Mellon falls again amid Boston Co. flap.

Shares of Mellon Bank Corp. sagged again on Thursday, as Wall Street continued to fret about the controversy swirling around Boston Co., the Pittsburgh bank's money management subsidiary.

Mellon was off 87.5 cents to $53.625 in late afternoon trading. The stock has surrendered 10.6% in value this week and has been the weakest major bank issue in the market.

"They're being punished for expectations that were too high a year ago," said Nancy A. Bush, an analyst at Brown Brothers, Harriman & Co., a critic of the $1.45 billion price paid by Mellon for Boston Co.

"At that price everything had to go exactly right to make it work, and it appears everything is not exactly right," she said Thursday.

Tough Allegations

On Monday, Mellon filed a lawsuit alleging Primerica Inc., American Express Co., and their brokerage subsidiaries had violated Mellon's agreement to buy Boston Co. Mellon's stock plunged 6.3% in reaction.

The suit asserts that Shearson Smith Barney Inc., a Primerica subsidiary, "willfully violated" the agreement by siphoning off mutual fund servicing business from Boston Co.

But the allegations may be difficult to prove in court and take lengthy litigation, Ms. Bush said. Primerica and the others have denied the charges.

Meanwhile. uncertainty may hang over Mellon's earnings. The bank has maintained that its results will not be seriously affected.

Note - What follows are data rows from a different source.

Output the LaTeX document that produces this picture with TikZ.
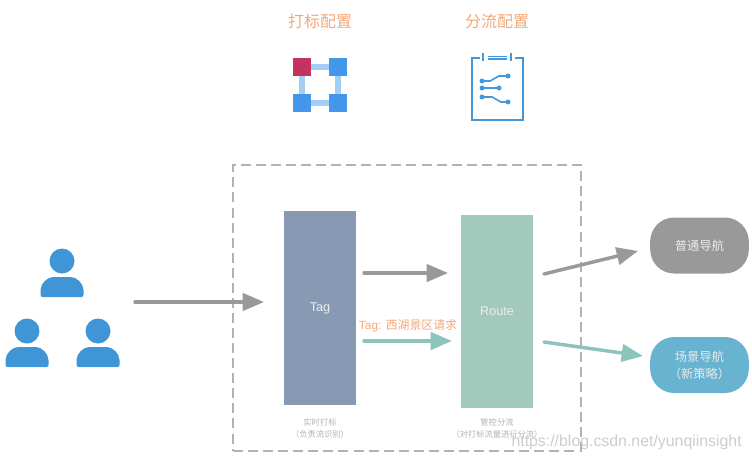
\documentclass[tikz,border=0pt]{standalone}
\usepackage{fontspec}
\setmainfont{Liberation Sans}
\newfontfamily\cjk{Noto Sans CJK SC}
\usepackage{xcolor}
\usetikzlibrary{arrows.meta,backgrounds}
\definecolor{cfgorange}{HTML}{F4A877}
\definecolor{iconred}{HTML}{C43360}
\definecolor{iconblue}{HTML}{4496EA}
\definecolor{iconlight}{HTML}{A3CEF6}
\definecolor{docblue}{HTML}{4298DC}
\definecolor{userblue}{HTML}{4095D6}
\definecolor{tagfill}{HTML}{8899B3}
\definecolor{routefill}{HTML}{A3C9BD}
\definecolor{greynav}{HTML}{999999}
\definecolor{bluenav}{HTML}{68B3CF}
\definecolor{arrgrey}{HTML}{999999}
\definecolor{arrteal}{HTML}{8CC4BC}
\tikzset{
  cfg/.style={font=\cjk\fontsize{12}{12}\selectfont,text=cfgorange,inner sep=0pt},
  sq/.style={minimum size=13.5pt,inner sep=0pt,outer sep=0pt,fill=iconblue},
  sqlink/.style={draw=iconlight,line width=4.2pt},
  block/.style={minimum width=54pt,inner sep=0pt,outer sep=0pt,text=white!92!black,font=\fontsize{9.5}{10}\selectfont},
  nav/.style={rounded corners=18pt,minimum width=74pt,minimum height=42pt,inner sep=0pt,text=white!92!black,align=center,font=\cjk\fontsize{9.2}{12.75}\selectfont},
  capt/.style={align=center,inner sep=0pt,text=black!30,font=\cjk\fontsize{6.2}{9.5}\selectfont},
  arr/.style={-{Triangle[length=16pt,width=13pt]},line width=2.6pt,line cap=round},
}
\begin{document}
\begin{tikzpicture}[x=0.75pt,y=-0.75pt]
\useasboundingbox (0,0) rectangle (752,460);
% config titles
\node[cfg] (tagcfg) at (320,21) {打标配置};
\node[cfg] (routecfg) at (497,21) {分流配置};
% square icon
\node[sq,fill=iconred] (sqa) at (302,67) {};
\node[sq] (sqb) at (338,67) {};
\node[sq] (sqc) at (302,103) {};
\node[sq] (sqd) at (338,103) {};
\begin{scope}[on background layer]
\foreach \p/\q in {sqa/sqb,sqb/sqd,sqd/sqc,sqc/sqa} {\draw[sqlink] (\p) -- (\q);}
\end{scope}
% doc icon
\draw[docblue,line width=1.6pt] (480,58)--(472,58)--(472,120)--(523,120)--(523,58)--(515,58);
\draw[docblue,line width=1.5pt] (483,53.5)--(483,61) (511,53.5)--(511,61);
\draw[docblue,line width=1pt] (488,56.5)--(507,56.5) (488,59)--(507,59);
\draw[docblue,line width=1.2pt] (482,81) -- (490,81) -- (499,76) -- (508,76);
\draw[docblue,line width=1.2pt] (482,88) -- (499,88);
\draw[docblue,line width=1.2pt] (482,97) -- (492,97) -- (501,102) -- (508,102);
\foreach \x/\y in {482/81,508/76,482/88,499/88,482/97,508/102} {\fill[docblue] (\x,\y) circle (2.5);}
% users
\foreach \x/\y in {62/261,27/331,98/331}
{\fill[userblue] (\x,\y) circle (12.5);
 \fill[userblue,rounded corners=1.5pt] (\x-21.5,\y+36) -- (\x-21.5,\y+31) .. controls (\x-21.5,\y+22) and (\x-14,\y+16) .. (\x-7,\y+16) -- (\x+7,\y+16) .. controls (\x+14,\y+16) and (\x+21.5,\y+22) .. (\x+21.5,\y+31) -- (\x+21.5,\y+36) -- cycle;}
% dashed frame
\node[draw=black!30,dash pattern=on 7.5pt off 3.8pt,line width=1.1pt,minimum width=261pt,minimum height=214.5pt,inner sep=0pt,outer sep=0pt] (frame) at (407,308) {};
% blocks
\node[block,fill=tagfill,minimum height=145.5pt] (tag) at (320,308) {Tag};
\node[block,fill=routefill,minimum height=144.75pt] (route) at (497,311.5) {Route};
\node[capt] (tagcap) at (320,428.5) {实时打标\\（负责流识别）};
\node[capt] (routecap) at (497,428.5) {管控分流\\（对打标流量进行分流）};
% targets
\node[nav,fill=greynav] (normal) at (699.5,245.5) {普通导航};
\node[nav,fill=bluenav] (scene) at (699.5,365) {场景导航\\（新策略）};
% connectors
\coordinate (userout) at (135,302);
\coordinate (tagin) at (264,302);
\coordinate (tagouta) at (364,273);
\coordinate (routeina) at (448,273);
\coordinate (tagoutb) at (364,341);
\coordinate (routeinb) at (452,341);
\coordinate (routeouta) at (544,274);
\coordinate (routeoutb) at (544,342);
\coordinate (normalin) at (638,251);
\coordinate (scenein) at (643,356);
\draw[arr,arrgrey] (userout) -- (tagin);
\draw[arr,arrgrey] (tagouta) -- (routeina);
\draw[arr,arrteal] (tagoutb) -- (routeinb);
\draw[arr,arrgrey] (routeouta) -- (normalin);
\draw[arr,arrteal] (routeoutb) -- (scenein);
\node[inner sep=0pt,text=cfgorange,font=\fontsize{8.9}{10}\selectfont] (taglab) at (408,325.5) {Tag: {\cjk 西湖景区请求}};
\node[inner sep=0pt,text=black!20,font=\fontsize{11.9}{14}\selectfont,anchor=east] (mark) at (742,442) {https://blog.csdn.net/yunqiinsight};
\end{tikzpicture}
\end{document}
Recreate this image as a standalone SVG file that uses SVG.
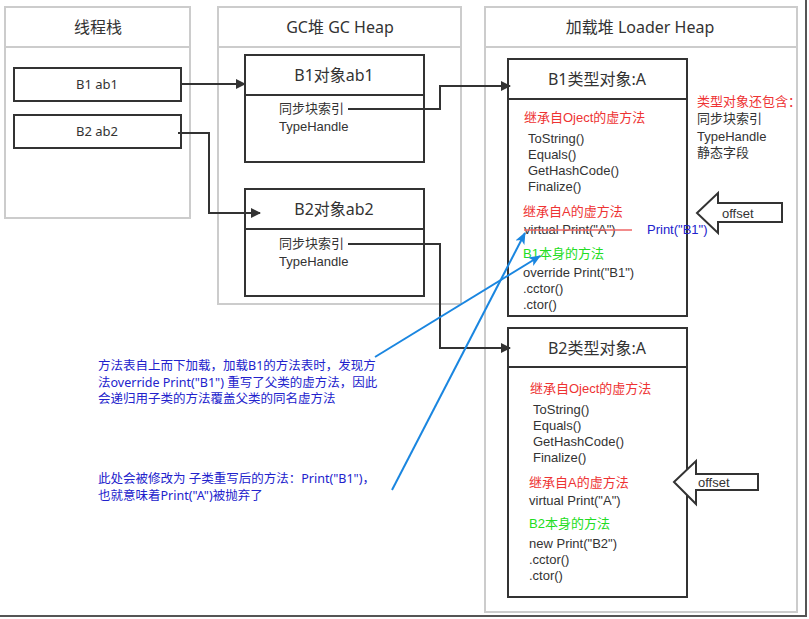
<svg xmlns="http://www.w3.org/2000/svg" width="809" height="619" viewBox="0 0 809 619">
<defs>
<style>
text{font-family:"Noto Sans","Noto Sans CJK SC",sans-serif;fill:#333;font-size:13px}
.s{font-family:"Liberation Sans","Noto Sans CJK SC",sans-serif;font-size:13px}
.lane{fill:#fff;stroke:#cccccc;stroke-width:2}
.box{fill:#fff;stroke:#333;stroke-width:2}
.h{font-size:16px;text-anchor:middle}
.t{font-size:16px;text-anchor:middle}
.red{fill:#ee3333}
.grn{fill:#22dd22}
.blu{fill:#2222cc;font-size:12.5px}
.con{fill:none;stroke:#333;stroke-width:2}
.bl{fill:none;stroke:#1a86e0;stroke-width:2}
.blk{fill:#fff;stroke:#333;stroke-width:2}
</style>
<marker id="ah" markerWidth="10" markerHeight="10" refX="9" refY="5" orient="auto" markerUnits="userSpaceOnUse"><path d="M0,0 L10,5 L0,10 Z" fill="#333"/></marker>
<marker id="ab" markerWidth="12" markerHeight="10" refX="11" refY="5" orient="auto" markerUnits="userSpaceOnUse"><path d="M0,0 L12,5 L0,10 L3,5 Z" fill="#1a86e0"/></marker>
</defs>
<rect width="809" height="619" fill="#fff"/>
<line x1="806" y1="0" x2="806" y2="617" stroke="#555" stroke-width="2"/>
<line x1="0" y1="616" x2="807" y2="616" stroke="#555" stroke-width="2"/>

<g id="lane-stack">
<rect class="lane" x="5" y="7" width="185" height="211"/>
<line x1="5" y1="47" x2="190" y2="47" stroke="#ccc" stroke-width="2"/>
<text class="h" x="98" y="33">线程栈</text>
</g>
<g id="lane-gc">
<rect class="lane" x="218" y="7" width="243" height="297"/>
<line x1="218" y1="47" x2="461" y2="47" stroke="#ccc" stroke-width="2"/>
<text class="h" x="340" y="33">GC堆 GC Heap</text>
</g>
<g id="lane-loader">
<rect class="lane" x="485" y="7" width="312" height="605"/>
<line x1="485" y1="47" x2="797" y2="47" stroke="#ccc" stroke-width="2"/>
<text class="h" x="640" y="33">加载堆 Loader Heap</text>
</g>

<g id="b1ab1">
<rect class="box" x="14" y="68" width="167" height="33"/>
<text x="97" y="89" text-anchor="middle" font-size="14">B1 ab1</text>
</g>
<g id="b2ab2">
<rect class="box" x="14" y="115" width="167" height="33"/>
<text x="97" y="136" text-anchor="middle" font-size="14">B2 ab2</text>
</g>

<g id="b1obj">
<rect class="box" x="245" y="55" width="179" height="107"/>
<line x1="245" y1="95" x2="424" y2="95" stroke="#333" stroke-width="2"/>
<text class="t" x="334" y="81">B1对象ab1</text>
<text class="s" x="279" y="113">同步块索引</text>
<text class="s" x="279" y="131">TypeHandle</text>
</g>
<g id="b2obj">
<rect class="box" x="245" y="189" width="179" height="107"/>
<line x1="245" y1="229" x2="424" y2="229" stroke="#333" stroke-width="2"/>
<text class="t" x="334" y="215">B2对象ab2</text>
<text class="s" x="279" y="248">同步块索引</text>
<text class="s" x="279" y="266">TypeHandle</text>
</g>

<g id="b1type">
<rect class="box" x="508" y="59" width="179" height="257"/>
<line x1="508" y1="99" x2="687" y2="99" stroke="#333" stroke-width="2"/>
<text class="t" x="597" y="85">B1类型对象:A</text>
<text class="s red" x="524" y="122">继承自Oject的虚方法</text>
<text class="s" x="528" y="143">ToString()</text>
<text class="s" x="528" y="159">Equals()</text>
<text class="s" x="528" y="175">GetHashCode()</text>
<text class="s" x="528" y="191">Finalize()</text>
<text class="s red" x="523" y="216">继承自A的虚方法</text>
<text class="s" x="524" y="234">virtual Print("A")</text>
<line x1="524" y1="230" x2="632" y2="230" stroke="#ee6666" stroke-width="1.5"/>
<text class="s grn" x="523" y="258">B1本身的方法</text>
<text class="s" x="523" y="277">override Print("B1")</text>
<text class="s" x="523" y="293">.cctor()</text>
<text class="s" x="523" y="309">.ctor()</text>
</g>
<g id="typeinfo">
<text class="s red" x="697" y="106">类型对象还包含：</text>
<text class="s" x="697" y="123">同步块索引</text>
<text class="s" x="697" y="141">TypeHandle</text>
<text class="s" x="697" y="157">静态字段</text>
</g>
<g id="offset1">
<path class="blk" d="M697,213 L718,193 L718,203 L782,203 L782,222 L718,222 L718,233 Z"/>
<text class="s" x="722" y="218">offset</text>
</g>
<text class="s" x="647" y="234" style="fill:#2222cc">Print("B1")</text>

<g id="b2type">
<rect class="box" x="508" y="328" width="179" height="269"/>
<line x1="508" y1="367" x2="687" y2="367" stroke="#333" stroke-width="2"/>
<text class="t" x="597" y="354">B2类型对象:A</text>
<text class="s red" x="530" y="393">继承自Oject的虚方法</text>
<text class="s" x="533" y="414">ToString()</text>
<text class="s" x="533" y="430">Equals()</text>
<text class="s" x="533" y="446">GetHashCode()</text>
<text class="s" x="533" y="462">Finalize()</text>
<text class="s red" x="529" y="487">继承自A的虚方法</text>
<text class="s" x="529" y="505">virtual Print("A")</text>
<text class="s grn" x="529" y="528">B2本身的方法</text>
<text class="s" x="529" y="548">new Print("B2")</text>
<text class="s" x="529" y="564">.cctor()</text>
<text class="s" x="529" y="580">.ctor()</text>
</g>
<g id="offset2">
<path class="blk" d="M674,482 L696,461 L696,474 L758,474 L758,490 L696,490 L696,504 Z"/>
<text class="s" x="698" y="487">offset</text>
</g>

<g id="notes">
<text class="blu" x="98" y="370">方法表自上而下加载，加载B1的方法表时，发现方</text>
<text class="blu" x="98" y="387">法override Print("B1") 重写了父类的虚方法，因此</text>
<text class="blu" x="98" y="403">会递归用子类的方法覆盖父类的同名虚方法</text>
<text class="blu" x="98" y="483">此处会被修改为 子类重写后的方法：Print("B1")，</text>
<text class="blu" x="98" y="500">也就意味着Print("A")被抛弃了</text>
</g>

<g id="connectors">
<path class="con" d="M181,84 L245,84" marker-end="url(#ah)"/>
<path class="con" d="M178,133 L209,133 L209,213 L260,213" marker-end="url(#ah)"/>
<path class="con" d="M348,109 L440,109 L440,86 L510,86" marker-end="url(#ah)"/>
<path class="con" d="M348,244 L440,244 L440,348 L510,348" marker-end="url(#ah)"/>
<path class="bl" d="M375,357 L540,256" marker-end="url(#ab)"/>
<path class="bl" d="M392,490 L525,233" marker-end="url(#ab)"/>
</g>
</svg>
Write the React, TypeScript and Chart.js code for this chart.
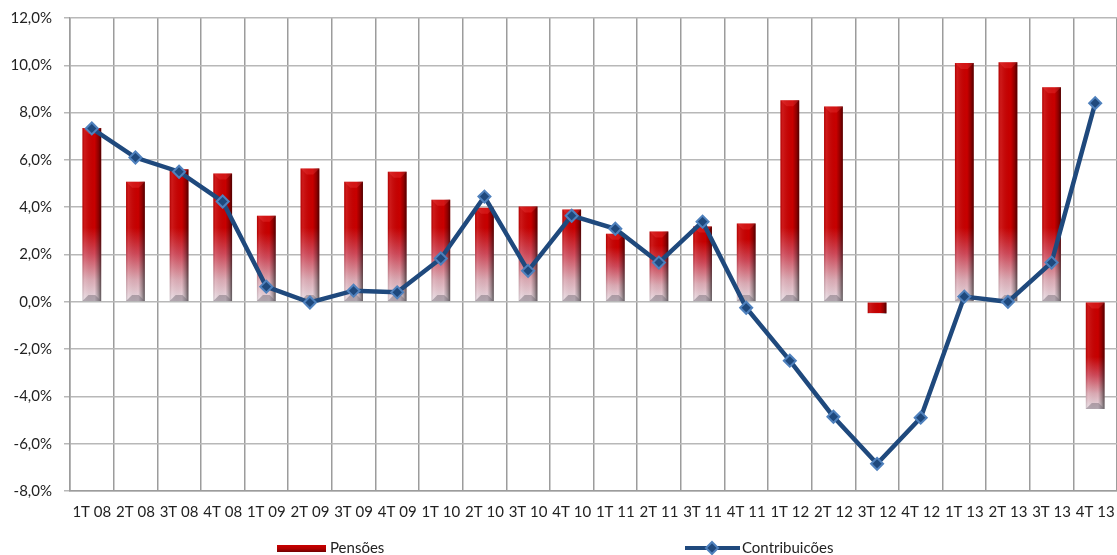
import React, { useEffect, useRef } from "react";
import { Chart, registerables } from "chart.js";

Chart.register(...registerables);

const categories = [
  "1T 08", "2T 08", "3T 08", "4T 08",
  "1T 09", "2T 09", "3T 09", "4T 09",
  "1T 10", "2T 10", "3T 10", "4T 10",
  "1T 11", "2T 11", "3T 11", "4T 11",
  "1T 12", "2T 12", "3T 12", "4T 12",
  "1T 13", "2T 13", "3T 13", "4T 13",
];

const pensoes = [
  7.35, 5.08, 5.6, 5.42,
  3.64, 5.64, 5.08, 5.5,
  4.32, 3.98, 4.03, 3.9,
  2.88, 2.97, 3.18, 3.31,
  8.52, 8.26, -0.5, 0,
  10.1, 10.13, 9.07, -4.53,
];

const contribuicoes = [
  7.33, 6.1, 5.5, 4.24,
  0.64, -0.03, 0.47, 0.4,
  1.83, 4.45, 1.31, 3.64,
  3.09, 1.66, 3.39, -0.25,
  -2.49, -4.86, -6.85, -4.9,
  0.22, 0.0, 1.66, 8.4,
];

const seriesNames = ["Pensões", "Contribuicões"];
const yMin = -8;
const yMax = 12;
const yStep = 2;

const FONT = "Lato, 'Open Sans', sans-serif";

function barFill(ctx: any) {
  const chart = ctx.chart;
  const area = chart.chartArea;
  if (!area) return "#C80000";
  const v = pensoes[ctx.dataIndex];
  const ys = chart.scales.y;
  const y0 = ys.getPixelForValue(0);
  const yv = ys.getPixelForValue(v);
  const h = Math.abs(y0 - yv);
  const lower = Math.max(y0, yv);
  let fade = v >= 0 ? Math.min(74, h * 0.8) : h > 30 ? 52 : 1;
  if (fade < 1) fade = 1;
  const g = chart.ctx.createLinearGradient(0, lower, 0, lower - fade);
  g.addColorStop(0, "#e9dfe6");
  g.addColorStop(0.3, "#dcaab4");
  g.addColorStop(0.65, "#d04858");
  g.addColorStop(1, "#c80000");
  return g;
}

const bevelPlugin = {
  id: "bevel",
  afterDatasetDraw(chart: any, args: any) {
    if (args.index !== 0) return;
    const ctx = chart.ctx;
    const meta = chart.getDatasetMeta(0);
    ctx.save();
    meta.data.forEach((el: any, i: number) => {
      const v = pensoes[i];
      if (!v) return;
      const left = el.x - el.width / 2;
      const right = el.x + el.width / 2;
      const top = Math.min(el.y, el.base);
      const bottom = Math.max(el.y, el.base);
      const g = ctx.createLinearGradient(left, 0, right, 0);
      g.addColorStop(0, "rgba(0,0,0,0.12)");
      g.addColorStop(0.12, "rgba(255,255,255,0.1)");
      g.addColorStop(0.65, "rgba(0,0,0,0)");
      g.addColorStop(0.85, "rgba(0,0,0,0.28)");
      g.addColorStop(1, "rgba(0,0,0,0.6)");
      ctx.fillStyle = g;
      ctx.fillRect(left, top, right - left, bottom - top);
      if (bottom - top > 20) {
        const bh = 6;
        // top bevel (lighter)
        ctx.fillStyle = "rgba(255,80,80,0.25)";
        ctx.beginPath();
        ctx.moveTo(left, top);
        ctx.lineTo(right, top);
        ctx.lineTo(right - bh, top + bh);
        ctx.lineTo(left + bh, top + bh);
        ctx.closePath();
        ctx.fill();
        // bottom bevel (grey)
        ctx.fillStyle = "rgba(110,100,110,0.45)";
        ctx.beginPath();
        ctx.moveTo(left, bottom);
        ctx.lineTo(left + bh, bottom - bh);
        ctx.lineTo(right - bh, bottom - bh);
        ctx.lineTo(right, bottom);
        ctx.closePath();
        ctx.fill();
      }
    });
    ctx.restore();
  },
};

const legendPlugin = {
  id: "customLegend",
  afterDraw(chart: any) {
    const ctx = chart.ctx;
    const y = 548;
    ctx.save();
    const g = ctx.createLinearGradient(0, y - 4, 0, y + 4);
    g.addColorStop(0, "#d00000");
    g.addColorStop(0.6, "#b00000");
    g.addColorStop(1, "#700000");
    ctx.fillStyle = g;
    ctx.fillRect(277, y - 3, 49, 7);
    ctx.fillStyle = "#222";
    ctx.font = "15px " + FONT;
    ctx.textBaseline = "middle";
    ctx.textAlign = "left";
    ctx.fillText(seriesNames[0], 330, y);
    ctx.strokeStyle = "#1F497D";
    ctx.lineWidth = 4;
    ctx.beginPath();
    ctx.moveTo(685, y);
    ctx.lineTo(740, y);
    ctx.stroke();
    ctx.fillStyle = "#1F497D";
    ctx.strokeStyle = "#4F81BD";
    ctx.lineWidth = 2;
    ctx.beginPath();
    ctx.moveTo(712, y - 6);
    ctx.lineTo(718, y);
    ctx.lineTo(712, y + 6);
    ctx.lineTo(706, y);
    ctx.closePath();
    ctx.fill();
    ctx.stroke();
    ctx.fillStyle = "#222";
    ctx.fillText(seriesNames[1], 742, y);
    ctx.restore();
  },
};

export default function App() {
  const ref = useRef<HTMLCanvasElement | null>(null);

  useEffect(() => {
    if (!ref.current) return;
    const chart = new Chart(ref.current, {
      type: "bar",
      data: {
        labels: categories,
        datasets: [
          {
            type: "bar",
            label: seriesNames[0],
            data: pensoes,
            backgroundColor: barFill as any,
            barPercentage: 0.43,
            categoryPercentage: 1,
            order: 1,
          },
          {
            type: "line",
            label: seriesNames[1],
            data: contribuicoes,
            borderColor: "#1F497D",
            borderWidth: 4.5,
            tension: 0,
            pointStyle: "rectRot",
            pointRadius: 6,
            pointBackgroundColor: "#1F497D",
            pointBorderColor: "#4F81BD",
            pointBorderWidth: 2,
            clip: false,
            order: 0,
          } as any,
        ],
      },
      options: {
        responsive: false,
        animation: false,
        layout: { autoPadding: false, padding: { top: 18, right: 0, bottom: 22, left: 0 } },
        plugins: {
          legend: { display: false },
          tooltip: { enabled: false },
        },
        scales: {
          x: {
            offset: true,
            afterFit: (s: any) => {
              s.paddingLeft = 0;
              s.paddingRight = 0;
            },
            grid: { offset: true, color: "#9c9c9c", lineWidth: 1.5, drawTicks: false },
            border: { color: "#9c9c9c", width: 1.5 },
            ticks: {
              color: "#222",
              font: { family: FONT, size: 15 },
              padding: 12,
              maxRotation: 0,
              autoSkip: false,
            },
          },
          y: {
            min: yMin,
            max: yMax,
            afterFit: (s: any) => {
              s.width = 70;
              s.paddingTop = 0;
              s.paddingBottom = 0;
            },
            grid: { color: "#b8b8b8", lineWidth: 1.5, tickLength: 6 },
            border: { color: "#9c9c9c", width: 1.5 },
            ticks: {
              stepSize: yStep,
              color: "#222",
              font: { family: FONT, size: 15 },
              padding: 12,
              callback: (v: any) => Number(v).toFixed(1).replace(".", ",") + "%",
            },
          },
        },
      },
      plugins: [bevelPlugin, legendPlugin],
    });
    return () => chart.destroy();
  }, []);

  return (
    <div style={{ position: "absolute", left: 0, top: 0, width: 1117, height: 555, background: "#fff" }}>
      <canvas ref={ref} width={1117} height={555} />
    </div>
  );
}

Mellon said its deal to buy Boston Co. from Shearson - which was then a unit of American Express - required Shearson mutual funds to continue to be serviced by Boston Co.

But Mellon charges that Shearson, combined with Smith Barney after being bought by Primerica, has established mutual funds that are "virtual clones" of Shearson funds handled by Boston Co.

Ms. Bush said it was known in September 1992, when Mellon Struck its deal, that American Express was "actively shopping" Shearson.

It was also known, she said that there was "aggressive pricing in that end of the business," with Mellon itself being one of the toughest price competitors.

"The X factor," she said, was Primerica chairman and chief executive officer Sanford I. Weill, "who has never been known as a shrinking violet" when it comes to financial industry competition.

But Mellon and its chairman, Frank V. Cahouet, also have their defenders.

They don't look too brilliant right now in having to bring this lawsuit," said Brent B. Erensel of UBS Securities.

But the perspective that should be taken," he said, "is that this is a cheap, but sophisticated regional bank with a very strong niche in money management funds processing.

"In the battle for revenue growth you have to ask yourself what banks will do when they are no longer subsidized by the yield curve, when the trading environment evaporates, and when loan-loss provisions stop declining," he said.